B’nai B’rith representative to the U.N. in Geneva Klaus Netter normally speaks under UNHRC agenda item 4, under which all countries except Israel are considered, but instead spoke under item 7 as the commission’s conclusions had previously been expected to be released in that context. Netter admonished the council for the selection of an outspoken critic of Israel, William Schabas, as the chairman of the inquiry. Schabas resigned following the revelation that he had served as a paid consultant to the Palestine Liberation Organization.
Netter explained: “We are speaking under this item, because we had expected that the report of the ‘Commission of Inquiry’ on last year’s conflict in and around Gaza would be submitted by today. Its submission was delayed on account of the most unusual resignation of the commission’s chairman, who had neglected to report his previous consultancy relationship with one of the parties to the Israel-Palestinian conflict. Never in the council’s nine-year history—or indeed in the 60-year history of its predecessor [Human Rights] Commission—had such an embarrassment occurred.

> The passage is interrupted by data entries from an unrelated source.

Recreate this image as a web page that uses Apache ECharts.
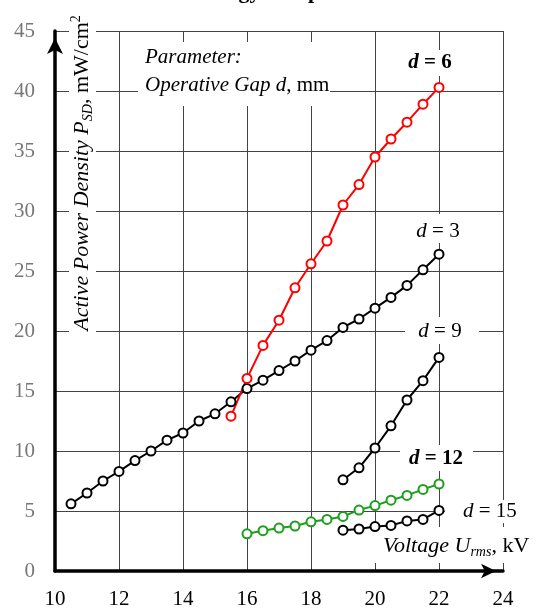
<!DOCTYPE html>
<html><head><meta charset="utf-8">
<script src="https://cdn.jsdelivr.net/npm/echarts@6/dist/echarts.min.js"></script>
<style>html,body{margin:0;padding:0;background:#fff}#c{width:544px;height:614px}</style>
</head><body><div id="c"></div>
<script>
// ---- data ----
const xTickMin = 10, xTickMax = 24, xTickStep = 2;
const yTickMin = 0, yTickMax = 45, yTickStep = 5;

const voltD3 = [10.5,11,11.5,12,12.5,13,13.5,14,14.5,15,15.5,16,16.5,17,17.5,18,18.5,19,19.5,20,20.5,21,21.5,22];
const powD3  = [5.6,6.5,7.5,8.3,9.2,10.0,10.9,11.5,12.5,13.1,14.1,15.2,15.9,16.7,17.5,18.4,19.2,20.3,21.0,21.9,22.8,23.8,25.1,26.4];

const voltD6 = [15.5,16,16.5,17,17.5,18,18.5,19,19.5,20,20.5,21,21.5,22];
const powD6  = [12.9,16.05,18.8,20.9,23.6,25.6,27.5,30.5,32.2,34.5,36.0,37.4,38.9,40.3];

const voltD9 = [19,19.5,20,20.5,21,21.5,22];
const powD9  = [7.6,8.6,10.25,12.1,14.25,15.86,17.8];

const voltD12 = [16,16.5,17,17.5,18,18.5,19,19.5,20,20.5,21,21.5,22];
const powD12  = [3.1,3.36,3.58,3.75,4.1,4.3,4.55,5.08,5.45,5.9,6.3,6.8,7.25];

const voltD15 = [19,19.5,20,20.5,21,21.5,22];
const powD15  = [3.4,3.5,3.7,3.8,4.17,4.3,5.05];

const pairs = (xs, ys) => xs.map((x, i) => [x, ys[i]]);

const SERIF = '"Liberation Serif", "DejaVu Serif", serif';
const chart = echarts.init(document.getElementById('c'), null, {renderer: 'canvas'});

function lineSeries(name, xs, ys, color) {
  return {
    name, type: 'line', z: 2,
    data: pairs(xs, ys),
    symbol: 'emptyCircle', symbolSize: 9,
    itemStyle: {color: color, borderWidth: 2},
    lineStyle: {color: color, width: 2},
    emphasis: {disabled: true},
    animation: false
  };
}

function bg(x, y, w, h) {
  return {type: 'rect', z: 1, silent: true, shape: {x, y, width: w, height: h}, style: {fill: '#fff'}};
}
function txt(x, y, text, rich, align, extra) {
  return Object.assign({type: 'text', z: 3, silent: true, x, y,
    style: {text, rich, align: align || 'center', verticalAlign: 'middle', fontFamily: SERIF}}, extra || {});
}

const base = {fontFamily: SERIF, fontSize: 21, color: '#000'};
const it = Object.assign({}, base, {fontStyle: 'italic'});
const bd = Object.assign({}, base, {fontWeight: 'bold'});
const bi = Object.assign({}, base, {fontWeight: 'bold', fontStyle: 'italic'});

chart.setOption({
  backgroundColor: '#fff',
  animation: false,
  grid: {left: 55, right: 41, top: 31, bottom: 43},
  xAxis: {
    type: 'value', min: xTickMin, max: xTickMax, interval: xTickStep,
    axisLine: {show: true, onZero: false, lineStyle: {color: '#000', width: 3.5},
      symbol: ['none', 'arrow'], symbolSize: [11, 15], symbolOffset: [0, -7]},
    axisTick: {show: false},
    axisLabel: {color: '#000', fontSize: 21, fontFamily: 'Liberation Serif', margin: 18},
    splitLine: {show: true, lineStyle: {color: '#444', width: 1}}
  },
  yAxis: {
    type: 'value', min: yTickMin, max: yTickMax, interval: yTickStep,
    axisLine: {show: true, onZero: false, lineStyle: {color: '#000', width: 3.5},
      symbol: ['none', 'arrow'], symbolSize: [12, 16], symbolOffset: [0, -7]},
    axisTick: {show: false},
    axisLabel: {color: '#777', fontSize: 21, fontFamily: 'Liberation Serif', margin: 20},
    splitLine: {show: true, lineStyle: {color: '#444', width: 1}}
  },
  series: [
    lineSeries('d = 3', voltD3, powD3, '#000'),
    lineSeries('d = 6', voltD6, powD6, '#ff0000'),
    lineSeries('d = 9', voltD9, powD9, '#000'),
    lineSeries('d = 12', voltD12, powD12, '#1e9e1e'),
    lineSeries('d = 15', voltD15, powD15, '#000')
  ],
  graphic: [
    // title (cut off at the top of the picture)
    {type: 'text', z: 3, silent: true, x: 192, y: 3,
      style: {text: 'Energy  Output', fontFamily: SERIF, fontSize: 22, fontWeight: 'bold', fill: '#000', align: 'left', verticalAlign: 'bottom'}},
    // white backgrounds that break grid lines
    bg(69, 6, 27, 338),
    bg(138, 42, 192, 64),
    bg(403, 50, 54, 26),
    bg(413, 214, 50, 29),
    bg(405, 317, 74, 27),
    bg(400, 445, 73, 26),
    bg(445, 500, 79, 23),
    bg(370, 527, 174, 36),
    // y axis name
    txt(82, 173, '{i|Active Power Density P}{sub|SD}{r|, mW/cm}{sup|2}', {
      i: Object.assign({}, it, {fontSize: 22, lineHeight: 26, verticalAlign: 'middle'}),
      sub: Object.assign({}, it, {fontSize: 14, lineHeight: 14, verticalAlign: 'bottom'}),
      r: Object.assign({}, base, {fontSize: 22, lineHeight: 26, verticalAlign: 'middle'}),
      sup: Object.assign({}, base, {fontSize: 14, lineHeight: 14, verticalAlign: 'top'})
    }, 'center', {rotation: Math.PI / 2}),
    // parameter box
    txt(145, 57, '{i|Parameter}{r|:}', {i: it, r: it}, 'left'),
    txt(145, 85, '{i|Operative Gap d}{r|, mm}', {i: it, r: base}, 'left'),
    // curve labels
    txt(430, 63, '{i|d}{r| = 6}', {i: bi, r: bd}),
    txt(438, 231, '{i|d}{r| = 3}', {i: it, r: base}),
    txt(440, 331, '{i|d}{r| = 9}', {i: it, r: base}),
    txt(436, 459, '{i|d}{r| = 12}', {i: bi, r: bd}),
    txt(463, 511, '{i|d}{r| = 15}', {i: it, r: base}, 'left'),
    // x axis name
    txt(383, 546, '{i|Voltage U}{sub|rms}{r|, kV}', {
      i: Object.assign({}, it, {fontSize: 22, lineHeight: 26, verticalAlign: 'middle'}),
      sub: Object.assign({}, it, {fontSize: 14, lineHeight: 14, verticalAlign: 'bottom'}),
      r: Object.assign({}, base, {fontSize: 22, lineHeight: 26, verticalAlign: 'middle'})
    }, 'left')
  ]
});
</script>
</body></html>
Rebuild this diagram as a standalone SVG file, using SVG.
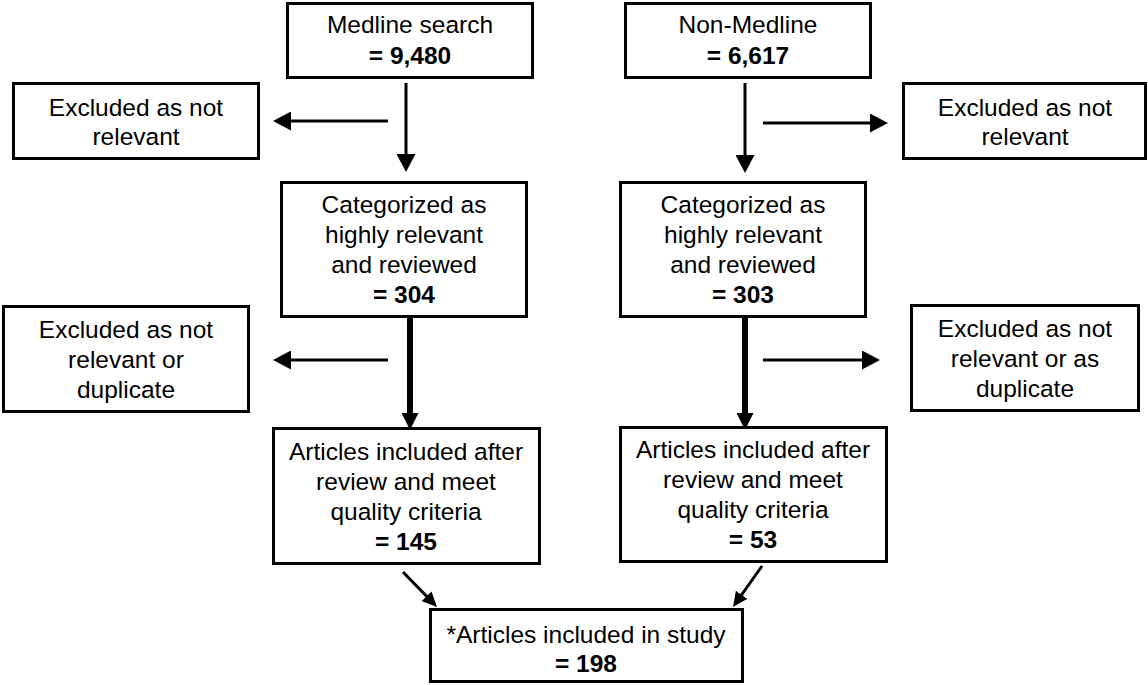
<svg xmlns="http://www.w3.org/2000/svg" width="1148" height="685" viewBox="0 0 1148 685">
<style>
.box{fill:#fff;stroke:#000;stroke-width:3}
text{font-family:"Liberation Sans",Arial,Helvetica,sans-serif;font-size:24.5px;fill:#000;text-anchor:middle}
.b{font-weight:bold}
.thin{stroke:#000;stroke-width:3;fill:none;marker-end:url(#ah)}
.thick{stroke:#000;stroke-width:6;fill:none;marker-end:url(#ahk)}
.diag{stroke:#000;stroke-width:3;fill:none;marker-end:url(#ahs)}
</style>
<defs>
<marker id="ah" markerUnits="userSpaceOnUse" markerWidth="18" markerHeight="19" refX="8" refY="9.5" orient="auto"><path d="M0,0 L18,9.5 L0,19 z" fill="#000"/></marker>
<marker id="ahk" markerUnits="userSpaceOnUse" markerWidth="17" markerHeight="17" refX="6" refY="8.5" orient="auto"><path d="M0,0 L17,8.5 L0,17 z" fill="#000"/></marker>
<marker id="ahs" markerUnits="userSpaceOnUse" markerWidth="15" markerHeight="14" refX="7" refY="7" orient="auto"><path d="M0,0 L15,7 L0,14 z" fill="#000"/></marker>
</defs>
<rect width="1148" height="685" fill="#fff"/>
<g id="connectors">
<line class="thin" x1="406" y1="83" x2="406" y2="162"/>
<line class="thin" x1="745" y1="83" x2="745" y2="163"/>
<line class="thin" x1="388" y1="121" x2="283" y2="121"/>
<line class="thin" x1="763" y1="123" x2="878" y2="123"/>
<line class="thick" x1="410" y1="313" x2="410" y2="419"/>
<line class="thick" x1="745" y1="313" x2="745" y2="419"/>
<line class="thin" x1="388" y1="360" x2="283" y2="360"/>
<line class="thin" x1="763" y1="360" x2="870" y2="360"/>
<line class="diag" x1="403" y1="572" x2="431.4" y2="601.3"/>
<line class="diag" x1="762" y1="566" x2="737.6" y2="600.5"/>
</g>
<g id="medline">
<rect class="box" x="287.5" y="3.5" width="245" height="74"/>
<text x="410" y="33">Medline search</text>
<text x="410" y="64" class="b">= 9,480</text>
</g>
<g id="nonmedline">
<rect class="box" x="625.5" y="3.5" width="245" height="74"/>
<text x="748" y="33">Non-Medline</text>
<text x="748" y="64" class="b">= 6,617</text>
</g>
<g id="excl-l1">
<rect class="box" x="13.5" y="83.5" width="245" height="75"/>
<text x="136" y="116">Excluded as not</text>
<text x="136" y="145">relevant</text>
</g>
<g id="excl-r1">
<rect class="box" x="903.5" y="83.5" width="242" height="75"/>
<text x="1025" y="116">Excluded as not</text>
<text x="1025" y="145">relevant</text>
</g>
<g id="cat-l">
<rect class="box" x="281.5" y="182.5" width="245" height="134"/>
<text x="404" y="213">Categorized as</text>
<text x="404" y="243">highly relevant</text>
<text x="404" y="273">and reviewed</text>
<text x="404" y="303" class="b">= 304</text>
</g>
<g id="cat-r">
<rect class="box" x="620.5" y="182.5" width="245" height="134"/>
<text x="743" y="213">Categorized as</text>
<text x="743" y="243">highly relevant</text>
<text x="743" y="273">and reviewed</text>
<text x="743" y="303" class="b">= 303</text>
</g>
<g id="excl-l2">
<rect class="box" x="3.5" y="306.5" width="245" height="105"/>
<text x="126" y="338">Excluded as not</text>
<text x="126" y="368">relevant or</text>
<text x="126" y="398">duplicate</text>
</g>
<g id="excl-r2">
<rect class="box" x="911.5" y="305.5" width="227" height="105"/>
<text x="1025" y="337">Excluded as not</text>
<text x="1025" y="367">relevant or as</text>
<text x="1025" y="397">duplicate</text>
</g>
<g id="art-l">
<rect class="box" x="273.5" y="428.5" width="266" height="135"/>
<text x="406" y="460">Articles included after</text>
<text x="406" y="490">review and meet</text>
<text x="406" y="520">quality criteria</text>
<text x="406" y="550" class="b">= 145</text>
</g>
<g id="art-r">
<rect class="box" x="620.5" y="427.5" width="266" height="134"/>
<text x="753" y="458">Articles included after</text>
<text x="753" y="488">review and meet</text>
<text x="753" y="518">quality criteria</text>
<text x="753" y="548" class="b">= 53</text>
</g>
<g id="final">
<rect class="box" x="430.5" y="609.5" width="312" height="72"/>
<text x="586" y="643">*Articles included in study</text>
<text x="586" y="672" class="b">= 198</text>
</g>
</svg>
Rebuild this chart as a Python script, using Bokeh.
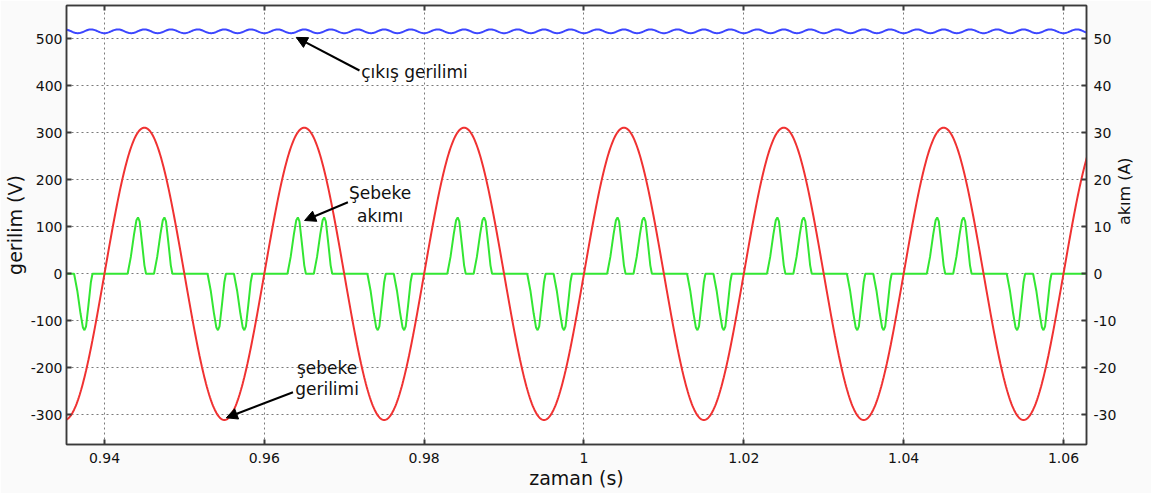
import numpy as np
from math import pi
from bokeh.plotting import figure
from bokeh.models import (Range1d, LinearAxis, FixedTicker, Label, Arrow,
                          NormalHead, CustomJSTickFormatter)
from bokeh.embed import file_html
from bokeh.resources import INLINE

# ---------------- data ----------------
x_ticks = [0.94, 0.96, 0.98, 1.00, 1.02, 1.04, 1.06]
x_tick_labels = ["0.94", "0.96", "0.98", "1", "1.02", "1.04", "1.06"]
v_ticks = [-300, -200, -100, 0, 100, 200, 300, 400, 500]
a_ticks = [-30, -20, -10, 0, 10, 20, 30, 40, 50]

t_start, t_end = 0.93525, 1.06288

# grid voltage (red): peak value and frequency
grid_peak_v = 311.0
grid_freq_hz = 50.0

# output voltage (blue): mean level and small ripple
dc_mean_v = 516.0
dc_ripple_v = 4.0
dc_ripple_hz = 300.0

# grid current (green): pulses in each 20 ms period
period_starts = [0.92, 0.94, 0.96, 0.98, 1.00, 1.02, 1.04, 1.06]
pulse_offsets = [0.0042, 0.0075, 0.0142, 0.0175]
pulse_signs = [1, 1, -1, -1]
pulse_peak_a = 12.0
pulse_shape_dt = [-0.0013, -0.0009, -0.0005, -0.0002, 0.0, 0.0002, 0.0005, 0.0008, 0.0010]
pulse_shape_frac = [0.0, 0.30, 0.70, 0.95, 1.0, 0.93, 0.55, 0.15, 0.0]

# ---------------- build series ----------------
t = np.arange(0.934, 1.064, 0.0001)
v_grid = grid_peak_v * np.sin(2 * np.pi * grid_freq_hz * t)
v_dc = dc_mean_v - dc_ripple_v * np.cos(2 * np.pi * dc_ripple_hz * (t - 0.94))

gt, gi = [], []
for T in period_starts:
    for off, s in zip(pulse_offsets, pulse_signs):
        for dt, f in zip(pulse_shape_dt, pulse_shape_frac):
            gt.append(T + off + dt)
            gi.append(s * f * pulse_peak_a)

# ---------------- figure ----------------
p = figure(width=1151, height=493,
           x_range=Range1d(t_start, t_end),
           y_range=Range1d(-363.2, 570.9),
           output_backend="svg", toolbar_location=None,
           min_border_left=65, min_border_right=65,
           min_border_top=5, min_border_bottom=49)
p.extra_y_ranges = {"amps": Range1d(-36.32, 57.09)}

p.background_fill_color = "white"
p.border_fill_color = "#fafafa"
p.outline_line_color = "#3a3a3a"
p.outline_line_width = 1.5

axis_col = "#3a3a3a"
tick_font = "DejaVu Sans"

def style_axis(ax, size="14px"):
    ax.axis_line_color = axis_col
    ax.axis_line_width = 1.5
    ax.major_tick_in = 5
    ax.major_tick_out = 0
    ax.major_tick_line_color = axis_col
    ax.major_tick_line_width = 2
    ax.minor_tick_line_color = None
    ax.major_label_text_font = tick_font
    ax.major_label_text_font_size = size
    ax.major_label_text_color = "#111111"
    ax.axis_label_text_font = "DejaVu Sans"
    ax.axis_label_text_font_style = "normal"
    ax.axis_label_text_color = "#111111"

xfmt = CustomJSTickFormatter(args=dict(tvals=x_ticks, tlabels=x_tick_labels), code="""
let best = 0;
for (let i = 0; i < tvals.length; i++) {
  if (Math.abs(tvals[i] - tick) < Math.abs(tvals[best] - tick)) best = i;
}
return tlabels[best];
""")
yfmt = CustomJSTickFormatter(code="return String(Math.round(tick));")

xa = p.xaxis[0]
xa.ticker = FixedTicker(ticks=x_ticks)
xa.formatter = xfmt
style_axis(xa)
xa.major_label_standoff = 8
xa.axis_label = "zaman (s)"
xa.axis_label_text_font_size = "19px"
xa.axis_label_standoff = 1

ya = p.yaxis[0]
ya.ticker = FixedTicker(ticks=v_ticks)
ya.formatter = yfmt
style_axis(ya)
ya.major_label_standoff = 4
ya.axis_label = "gerilim (V)"
ya.axis_label_text_font_size = "19px"
ya.axis_label_standoff = 2

ra = LinearAxis(y_range_name="amps", ticker=FixedTicker(ticks=a_ticks), formatter=yfmt)
style_axis(ra)
ra.major_label_standoff = 7
ra.axis_label = "akım  (A)"
ra.axis_label_text_font_size = "16px"
ra.axis_label_standoff = 5
if "axis_label_orientation" in ra.properties():
    ra.axis_label_orientation = pi / 2
p.add_layout(ra, "right")

ta = LinearAxis(ticker=FixedTicker(ticks=x_ticks),
                formatter=CustomJSTickFormatter(code="return '';"))
style_axis(ta)
ta.major_label_standoff = 0
p.add_layout(ta, "above")

for g in (p.xgrid[0], p.ygrid[0]):
    g.grid_line_color = "#7a7a7a"
    g.grid_line_dash = "2 3"
    g.grid_line_width = 1
p.xgrid[0].ticker = FixedTicker(ticks=x_ticks)
p.ygrid[0].ticker = FixedTicker(ticks=v_ticks)

# ---------------- lines ----------------
p.line(gt, gi, y_range_name="amps", line_color="#33e633", line_width=2)
p.line(t, v_grid, line_color="#f03232", line_width=2)
p.line(t, v_dc, line_color="#3c46ff", line_width=2)

# ---------------- annotations ----------------
def arrow(x0, y0, x1, y1):
    p.add_layout(Arrow(end=NormalHead(size=11, fill_color="black", line_color="black"),
                       x_start=x0, y_start=y0, x_end=x1, y_end=y1,
                       line_color="black", line_width=2))

def txt(x, y, s, align="left", size="17px"):
    p.add_layout(Label(x=x, y=y, text=s, text_align=align, text_baseline="middle",
                       text_font="DejaVu Sans", text_font_size=size, text_color="#111111"))

arrow(0.97191, 432.6, 0.9640, 503.0)
txt(0.97213, 429.0, "çıkış gerilimi")

arrow(0.97046, 152.3, 0.96504, 113.4)
txt(0.9745, 172.0, "Şebeke", "center")
txt(0.9745, 124.0, "akımı", "center")

arrow(0.96359, -252.0, 0.95525, -306.4)
txt(0.96785, -200.0, "şebeke", "center")
txt(0.96785, -246.0, "gerilimi", "center")

open("out.html", "w").write(file_html(p, INLINE))
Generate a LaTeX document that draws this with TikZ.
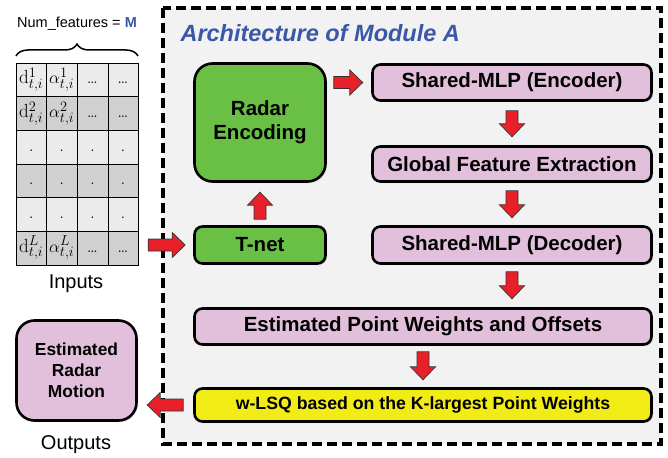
\documentclass[tikz,border=0pt]{standalone}
\usepackage{fontspec}
\setsansfont{Liberation Sans}
\usetikzlibrary{calc,decorations.pathreplacing,shadows}
\definecolor{framebg}{HTML}{F2F2F2}
\definecolor{boxgreen}{HTML}{6ABF45}
\definecolor{boxpink}{HTML}{E2C0DC}
\definecolor{boxyellow}{HTML}{F2EC16}
\definecolor{arrred}{HTML}{E8202A}
\definecolor{titleblue}{HTML}{3B57A8}
\definecolor{celllight}{HTML}{EBEBEB}
\definecolor{celldark}{HTML}{D0D0D0}
\newcommand\bigfont{\fontsize{20.5}{24}\selectfont}
\newcommand\barr[3]{\begin{scope}[shift={#1},rotate=#2]
  \draw[arrowst] (0,-6) -- ({#3-13},-6) -- ({#3-13},-12.5) -- (#3,0) -- ({#3-13},12.5) -- ({#3-13},6) -- (0,6) -- cycle;
\end{scope}}
\begin{document}
\begin{tikzpicture}[x=1pt,y=1pt,font=\sffamily,
  box/.style={draw=black,line width=2.6pt,rounded corners=8pt,align=center,font=\sffamily\bfseries\bigfont,
     inner sep=0pt,drop shadow={opacity=0.25,shadow xshift=1.5pt,shadow yshift=-1.5pt}},
  arrowst/.style={fill=arrred,draw=black!80,line width=0.7pt,line join=miter},
  cell/.style={draw=black,line width=0.8pt},
  celltext/.style={font=\fontsize{19}{22}\selectfont,inner sep=0pt,text height=13pt,text depth=5pt}]
\useasboundingbox (0,0) rectangle (668,-457);
% frame
\draw[fill=framebg,line width=3.6pt,dash pattern=on 10pt off 5pt] (163,-8) rectangle (661,-444);
\node[anchor=base west,text=titleblue,font=\sffamily\bfseries\itshape\fontsize{23.5}{28}\selectfont] (title) at (177,-42) {Architecture of Module A};
% boxes
\node[box,fill=boxgreen,rounded corners=18pt,minimum width=131pt,minimum height=118pt] (renc) at (260,-122.5) {Radar\\Encoding};
\node[box,fill=boxgreen,minimum width=131pt,minimum height=37pt] (tnet) at (260,-245) {T-net};
\node[box,fill=boxpink,minimum width=279pt,minimum height=36pt] (enc) at (512,-82.5) {Shared-MLP (Encoder)};
\node[box,fill=boxpink,minimum width=279pt,minimum height=35pt] (gfe) at (512,-164) {Global Feature Extraction};
\node[box,fill=boxpink,minimum width=279pt,minimum height=37pt] (dec) at (512,-245) {Shared-MLP (Decoder)};
\node[box,fill=boxpink,minimum width=457pt,minimum height=36pt] (epwo) at (423,-326.5) {Estimated Point Weights and Offsets};
\node[box,fill=boxyellow,minimum width=457pt,minimum height=33pt,font=\sffamily\bfseries\fontsize{17.7}{21}\selectfont] (wlsq) at (423,-405) {w-LSQ based on the K-largest Point Weights};
\node[box,fill=boxpink,rounded corners=18pt,minimum width=120pt,minimum height=100pt,font=\sffamily\bfseries\fontsize{17.4}{21}\selectfont] (erm) at (76.5,-370.5) {Estimated\\Radar\\Motion};
\node[font=\sffamily\fontsize{20}{24}\selectfont] (outl) at (76,-445) {Outputs};
% input table
\foreach \r [evaluate=\r as \yt using {-63-33.67*(\r-1)}] in {1,...,6}{
  \pgfmathsetmacro\isodd{mod(\r,2)}
  \ifdim\isodd pt=1pt \def\cc{celllight}\else\def\cc{celldark}\fi
  \foreach \xa/\xb in {16/46.5,46.5/77,77/108,108/138}{
    \draw[cell,fill=\cc] (\xa,\yt) rectangle (\xb,\yt-33.67);
  }
}
\def\rowc#1{-63-33.67*(#1-1)-16.8}
\foreach \r/\s in {1/1,2/2,6/L}{
  \node[celltext] (da\r) at (31.25,{\rowc{\r}}) {$\mathrm{d}^{\s}_{t,i}$};
  \node[celltext] (al\r) at (61.75,{\rowc{\r}}) {$\alpha^{\s}_{t,i}$};
  \node[celltext] (e3\r) at (92.5,{\rowc{\r}}) {\rmfamily\ldots};
  \node[celltext] (e4\r) at (123,{\rowc{\r}}) {\rmfamily\ldots};
}
\foreach \r in {3,4,5}{
  \foreach \xc [count=\k] in {31.25,61.75,92.5,123}{
    \node[celltext] (dot\r\k) at (\xc,{\rowc{\r}}) {\rmfamily .};
  }
}
\draw[line width=1.5pt,decoration={brace,amplitude=12pt},decorate] (16,-56) -- (138,-56);
\node[font=\sffamily\fontsize{14.5}{17}\selectfont] (numf) at (77,-24) {Num\_features = \textcolor{titleblue}{\bfseries M}};
\node[font=\sffamily\fontsize{20}{24}\selectfont] (inl) at (76,-284) {Inputs};
% arrows
\barr{($(tnet.west)+(-45,0)$)}{0}{37}
\barr{($(tnet.north)+(0,6)$)}{90}{27}
\barr{($(renc.east |- enc.west)+(7,0)$)}{0}{29}
\barr{($(enc.south)+(0,-9)$)}{-90}{26}
\barr{($(gfe.south)+(0,-8)$)}{-90}{27}
\barr{($(dec.south)+(0,-7)$)}{-90}{27}
\barr{($(epwo.south)+(0,-6)$)}{-90}{28}
\barr{($(wlsq.west)+(-10,0)$)}{180}{36}
\end{tikzpicture}
\end{document}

It should serve as a warning in future selections of commission members and special rapporteurs.”
Netter concluded by putting the Palestinian-Israeli conflict into perspective in the broader context of unrest in the Middle East, highlighting the council’s obsession with Israel and its willful ignorance of the incomparable atrocities being committed in Syria: “The number of victims in all past Israel-Arab hostilities constitute a small portion of the 200,000 victims caused by the Syrian conflict next door, but this relationship is hardly reflected in the number of resolutions coming before the council this week.”
A batch of rote anti-Israel motions and reports—more than those targeting any other country—are expected to be approved by the body, whose own members include serial rights violators.